Anyone who heard ‘Amputation’, last year’s first foray into new material from East Kilbride’s finest since Munki dropped with only modest fanfare in 1998, will be pleased to know that any anti-climax has been contained. Despite the fashionably insouciant, disinterested pose which the Reid Brothers, Jim and William, have made an art of throughout their career, ‘Amputation’ did a decent job of bringing it to life for real. The tinny drums, by-the- numbers squalling riff and half-hearted ‘oo-oo’s promised, at best, a modest impersonation of the good old days. It’s arguably the worst song here, and it’s done and dusted first. ‘War on Peace’ is much more like it, a song which similarly ambles, but in
that hazy, drug-addled fug which Velvet Underground made their own. ‘Each day I wake / it’s gonna be my last,’ Jim incants on ‘All Things Pass’, with more breezy pop joie de vivre than such fatalism really deserves. That’s what classic J&MC should really sound like, although there’s something more of their 1990s pop sensibility here than the 80s fuzzy atmospherics.

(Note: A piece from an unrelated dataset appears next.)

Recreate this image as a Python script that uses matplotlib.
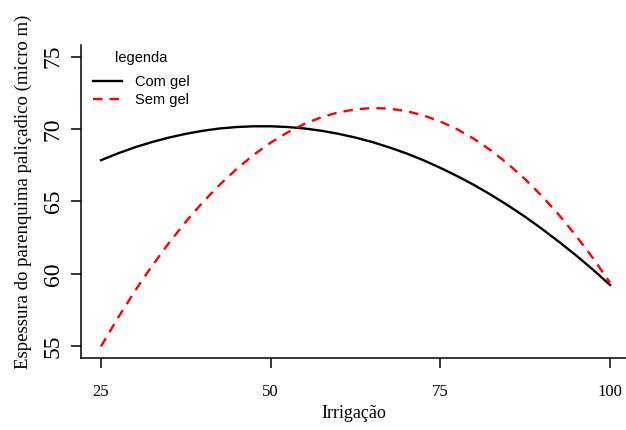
import matplotlib
matplotlib.use("Agg")
import matplotlib.pyplot as plt

# valores
irrigacao = [25, 27.5, 30, 32.5, 35, 37.5, 40, 42.5, 45, 47.5, 50, 52.5,
             55, 57.5, 60, 62.5, 65, 67.5, 70, 72.5, 75, 77.5, 80, 82.5,
             85, 87.5, 90, 92.5, 95, 97.5, 100]
com_gel = [67.85, 68.32, 68.74, 69.10, 69.41, 69.67, 69.88, 70.04, 70.14,
           70.19, 70.19, 70.14, 70.04, 69.88, 69.67, 69.41, 69.10, 68.73,
           68.32, 67.85, 67.32, 66.75, 66.13, 65.45, 64.72, 63.94, 63.10,
           62.21, 61.28, 60.29, 59.24]
sem_gel = [55.00, 56.97, 58.82, 60.54, 62.13, 63.60, 64.95, 66.16, 67.25,
           68.22, 69.06, 69.77, 70.36, 70.82, 71.15, 71.36, 71.45, 71.41,
           71.24, 70.94, 70.52, 69.98, 69.31, 68.51, 67.58, 66.53, 65.36,
           64.06, 62.63, 61.08, 59.40]
xticks = [25, 50, 75, 100]
yticks = [55, 60, 65, 70, 75]

W, H = 626, 430
fig = plt.figure(figsize=(W / 100, H / 100), dpi=100)
ax = fig.add_axes([80.6 / W, (H - 358) / H, 549.8 / W, 313 / H])

ax.plot(irrigacao, com_gel, color="black", lw=1.7, label="Com gel")
ax.plot(irrigacao, sem_gel, color="red", lw=1.7, dashes=(4, 3), label="Sem gel")

ax.set_xlim(22, 103)
ax.set_ylim(54.2, 75.8)
ax.spines["top"].set_visible(False)
ax.spines["right"].set_visible(False)
for s in ("left", "bottom"):
    ax.spines[s].set_linewidth(1.1)

serif = "Liberation Serif"
ax.set_xticks(xticks)
ax.set_xticklabels([str(v) for v in xticks], fontfamily=serif, fontsize=12)
ax.set_yticks(yticks)
ax.set_yticklabels([str(v) for v in yticks], fontfamily=serif, fontsize=17,
                   rotation=90, va="center")
ax.tick_params(axis="x", length=7, width=1.1, pad=12)
ax.tick_params(axis="y", length=7, width=1.1, pad=5)

fig.text(354 / W, 1 - 413 / H, "Irrigação", fontfamily=serif, fontsize=13,
         ha="center", va="center")
fig.text(23 / W, 1 - 192 / H, "Espessura do parenquima paliçadico (micro m)",
         fontfamily=serif, fontsize=13.5, rotation=90, ha="center", va="center")

leg = ax.legend(loc="upper left", bbox_to_anchor=(93 / W, 1 - 51 / H),
                bbox_transform=fig.transFigure, frameon=False, title="legenda",
                prop={"family": "Liberation Sans", "size": 10.5},
                title_fontproperties={"family": "Liberation Sans", "size": 10.5},
                handlelength=2.0, handletextpad=0.85, labelspacing=0.3,
                borderpad=0, borderaxespad=0)
leg._legend_box.sep = 7

fig.savefig("out.png", dpi=100)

Producer Youth keeps things clean and interesting, and a procession of female vocalists balance Jim’s manly half-sneer. On the stately, swooning grind of ‘Always Sad’, William’s non-singer girlfriend Bernadette Denning is on board while the mighty Isobel Campbell is drafted for ‘Song for a Secret’ and ‘The Two of Us’, marshalling Jim from ‘too old to crucify / but too young for suicide’ to ‘I am just glad I found you / I’ll wrap myself around you’. And singer-actor Sky Ferreira appears on the dreamily downbeat ‘Black and Blues’.
Ultimately, Damage and Joy is a T2:Trainspotting of a record. With the point of it still questionable even as you experience it, the album doubles down on the combination of weather-beaten scuzz and pure Motown pop which you loved about J&MC in the first place. (David Pollock) ■ Out now.